Le drame est que bien des vieux leaders de la gauche et de l’extrême gauche font partie du problème. Ils sont incapables de se débarrasser de leurs sectarismes. X refuse de travailler avec Y et Y refuse de travailler avec Z. Il est donc urgent de faire émerger une nouvelle génération de militants et de syndicalistes qui partiront, eux, de la nécessité de se fédérer pour servir les intérêts des ouvriers, qui ne sont pas les mêmes que ceux des patrons.

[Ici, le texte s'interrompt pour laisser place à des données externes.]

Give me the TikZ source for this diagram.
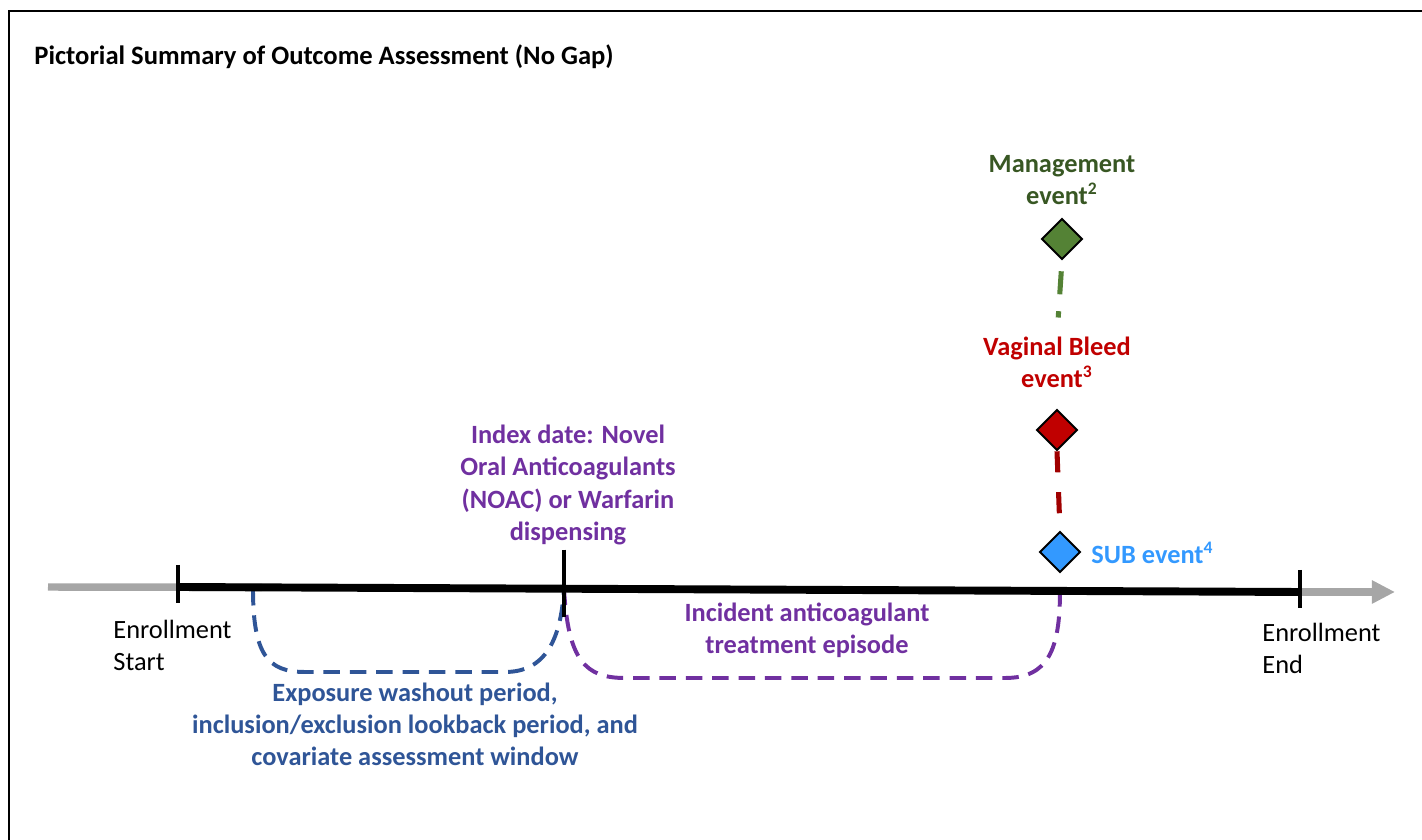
\documentclass[tikz,border=0pt]{standalone}
\usepackage{fontspec}
\setmainfont{Carlito}
\usetikzlibrary{arrows.meta,shapes.geometric}

\definecolor{washblue}{HTML}{2F5597}
\definecolor{episodepurple}{HTML}{7030A0}
\definecolor{mgmtgreen}{HTML}{548235}
\definecolor{mgmttext}{HTML}{385723}
\definecolor{bleedred}{HTML}{C00000}
\definecolor{bleeddash}{HTML}{A00000}
\definecolor{subblue}{HTML}{3399FF}
\definecolor{axisgray}{HTML}{A6A6A6}

\begin{document}
\begin{tikzpicture}[x=0.455pt,y=-0.455pt,
  lbl/.style={font=\bfseries\fontsize{12}{14.6}\selectfont,align=center,inner sep=0pt},
  plainlbl/.style={font=\fontsize{12}{14.6}\selectfont,align=left,inner sep=0pt,anchor=west},
  event/.style={diamond,draw=black,line width=0.9pt,minimum size=18.5pt,inner sep=0pt,aspect=1},
  tick/.style={line width=1.6pt},
  grayline/.style={axisgray,line width=3.4pt},
  period/.style={line width=1.8pt,dash pattern=on 7.5pt off 4.5pt}]
\useasboundingbox (0,0) rectangle (1422,840);
% frame
\draw[line width=1pt] (9,840) -- (9,11) -- (1422,11);
\node[font=\bfseries\fontsize{12.1}{14}\selectfont,anchor=base west,inner sep=0pt] (title) at (34,65) {Pictorial Summary of Outcome Assessment (No Gap)};

% timeline
\coordinate (lineL) at (48,587);
\coordinate (enrS) at (178,587);
\coordinate (grayEnd) at (262,587.4);
\coordinate (wash) at (253,589);
\coordinate (idx) at (564,588.7);
\coordinate (subT) at (1060,590.9);
\coordinate (enrE) at (1300,592);
\coordinate (lineR) at (1395,592);

\draw[grayline] (lineL) -- (grayEnd);
\draw[grayline,-{Triangle[length=10.5pt,width=10pt]}] (enrE) -- (lineR);

% periods
\draw[period,washblue] (wash) .. controls (253,655) and (268,672) .. (305,672) -- (505,672) .. controls (545,672) and (561,640) .. (idx);
\draw[period,episodepurple] (idx) .. controls (568,660) and (585,678) .. (625,678) -- (1005,678) .. controls (1048,678) and (1060,650) .. (subT);

\draw[line width=3.6pt] (enrS) -- (enrE);
\draw[tick] (enrS) ++(0,-22) -- ++(0,38);
\draw[tick] (idx) ++(0,-39) -- ++(0,67);
\draw[tick] (enrE) ++(0,-22) -- ++(0,38);

\node[plainlbl] (starttxt) at (113,645) {Enrollment\\Start};
\node[plainlbl] (endtxt) at (1262,648) {Enrollment\\End};

\node[lbl,text=episodepurple] (idxtxt) at (568,485) {Index date: Novel\\Oral Anticoagulants\\(NOAC) or Warfarin\\dispensing};
\node[lbl,text=episodepurple] (episodetxt) at (807,630) {Incident anticoagulant\\treatment episode};
\node[lbl,text=washblue] (washtxt) at (415,724) {Exposure washout period,\\inclusion/exclusion lookback period, and\\covariate assessment window};

% events
\node[lbl,text=mgmttext] (mgmttxt) at (1062,180) {Management\\event\textsuperscript{2}};
\node[event,fill=mgmtgreen] (mgmt) at (1062,239) {};
\node[lbl,text=bleedred] (bleedtxt) at (1057,362) {Vaginal Bleed\\event\textsuperscript{3}};
\node[event,fill=bleedred] (bleed) at (1057,430) {};
\node[event,fill=subblue] (sub) at (1060,552) {};
\node[lbl,text=subblue,anchor=west] (subtxt) at (1091,553) {SUB event\textsuperscript{4}};

\draw[mgmtgreen,line width=2.3pt,dash pattern=on 10.5pt off 7.7pt,shorten <=5pt,shorten >=8.5pt] (mgmt.south) -- (bleedtxt.north);
\draw[bleeddash,line width=2.3pt,dash pattern=on 9.6pt off 9pt] (bleed.south) -- (sub.north);
\end{tikzpicture}
\end{document}
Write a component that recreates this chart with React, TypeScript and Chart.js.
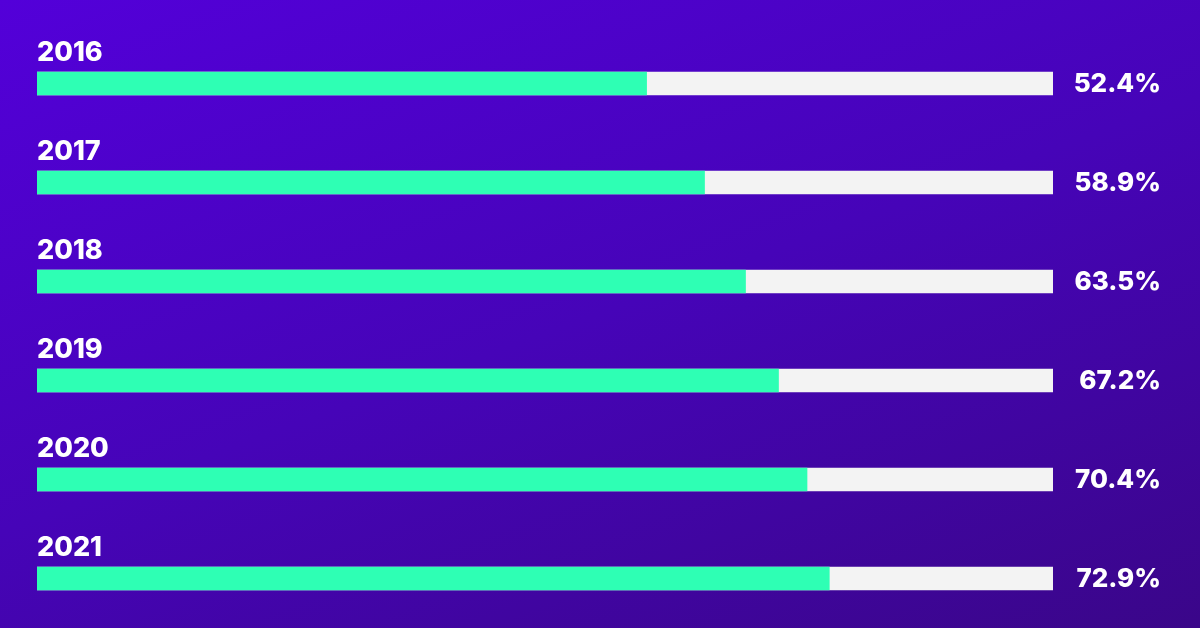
import React, { useEffect, useRef } from "react";
import { Chart, registerables } from "chart.js";

Chart.register(...registerables);

const years = ["2016", "2017", "2018", "2019", "2020", "2021"];
const shares = [52.4, 58.9, 63.5, 67.2, 70.4, 72.9];
const trackMin = -16;
const trackMax = 98;

const labelPlugin = {
  id: "barLabels",
  afterDatasetsDraw(chart: any) {
    const { ctx, scales } = chart;
    const yScale = scales.y;
    const xScale = scales.x;
    ctx.save();
    ctx.fillStyle = "#ffffff";
    years.forEach((yr, i) => {
      const cy = yScale.getPixelForValue(i);
      ctx.font = "800 27px Inter, 'Open Sans', sans-serif";
      ctx.textAlign = "left";
      ctx.textBaseline = "alphabetic";
      ctx.fillText(yr, xScale.getPixelForValue(trackMin), cy - 23);
      ctx.font = "800 26px Inter, 'Open Sans', sans-serif";
      ctx.textAlign = "right";
      ctx.textBaseline = "middle";
      ctx.fillText(shares[i].toFixed(1) + "%", 1161, cy + 1);
    });
    ctx.restore();
  },
};

export default function App() {
  const ref = useRef<HTMLCanvasElement>(null);
  useEffect(() => {
    document.body.style.margin = "0";
    const chart = new Chart(ref.current!, {
      type: "bar",
      data: {
        labels: years,
        datasets: [
          {
            label: "Share",
            data: shares.map((v) => [trackMin, v]) as any,
            backgroundColor: "#2effb4",
            barThickness: 23,
            grouped: false,
          } as any,
          {
            label: "Track",
            data: shares.map(() => [trackMin, trackMax]) as any,
            backgroundColor: "#f3f3f3",
            barThickness: 23,
            grouped: false,
          } as any,
        ],
      },
      options: {
        indexAxis: "y",
        animation: false,
        responsive: false,
        maintainAspectRatio: false,
        layout: { padding: { left: 37, right: 147, top: 34, bottom: 0 } },
        plugins: { legend: { display: false }, tooltip: { enabled: false } },
        scales: {
          x: { display: false, min: trackMin, max: trackMax },
          y: { display: false, offset: true },
        },
      },
      plugins: [labelPlugin],
    });
    return () => chart.destroy();
  }, []);
  return (
    <div
      style={{
        position: "fixed",
        left: 0,
        top: 0,
        width: 1200,
        height: 628,
        background: "linear-gradient(160deg, #5300d9 0%, #4604b8 50%, #3a0689 100%)",
      }}
    >
      <canvas ref={ref} width={1200} height={628} style={{ display: "block" }} />
    </div>
  );
}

Et le rôle des Verts dans 
cette situation  ?

Ken Loach.

Je pense que les Verts se sont déplacés à gauche, 
ce qui est bien. Je suis heureux que Caroline Lucas décrive son parti comme une formation de « gauche plus » et j’espère qu’elle sera élue à Brighton. Je ne crois pourtant pas que les Verts représentent un substitut pour un parti socialiste. J’espère également que George Galloway et les autres candidats du parti Respect auront du succès. Galloway a été le seul député travailliste à quitter le parti pour protester contre la guerre en Irak.

Vos films traitent des questions sociales. Quelle est l’urgence 
de ce point de vue aujourd’hui  ?

Ken Loach.

Il y en a tant. Le logement, bien sûr. Et la santé. Par ailleurs la privatisation des services publics est un grand danger. Les grands groupes menacent tous les aspects de la vie. Et puis il y a la politique étrangère, le sujet est énorme, avec des guerres illégales, des occupations illégales, des guerres ingagnables.

Le gouvernement travailliste a reçu des louanges pour le soutien qu’il a accordé à l’industrie cinématographique en Grande-Bretagne. Partagez-vous cette appréciation  ?

Ken Loach.

Le problème majeur dans notre pays, et dans 
la plupart des autres pays, est 
le contrôle des cinémas. 
Le gouvernement a soutenu un peu la production de films, mais il n’a rien fait concernant leur distribution. Si une grande variété de films peut être distribuée on sera très contents. Mais partout la distribution est dominée par les grands conglomérats américains qui décident qui verra quoi. Ils croient au marché, et le marché se moque de ce que les gens puissent accéder à une grande diversité de films.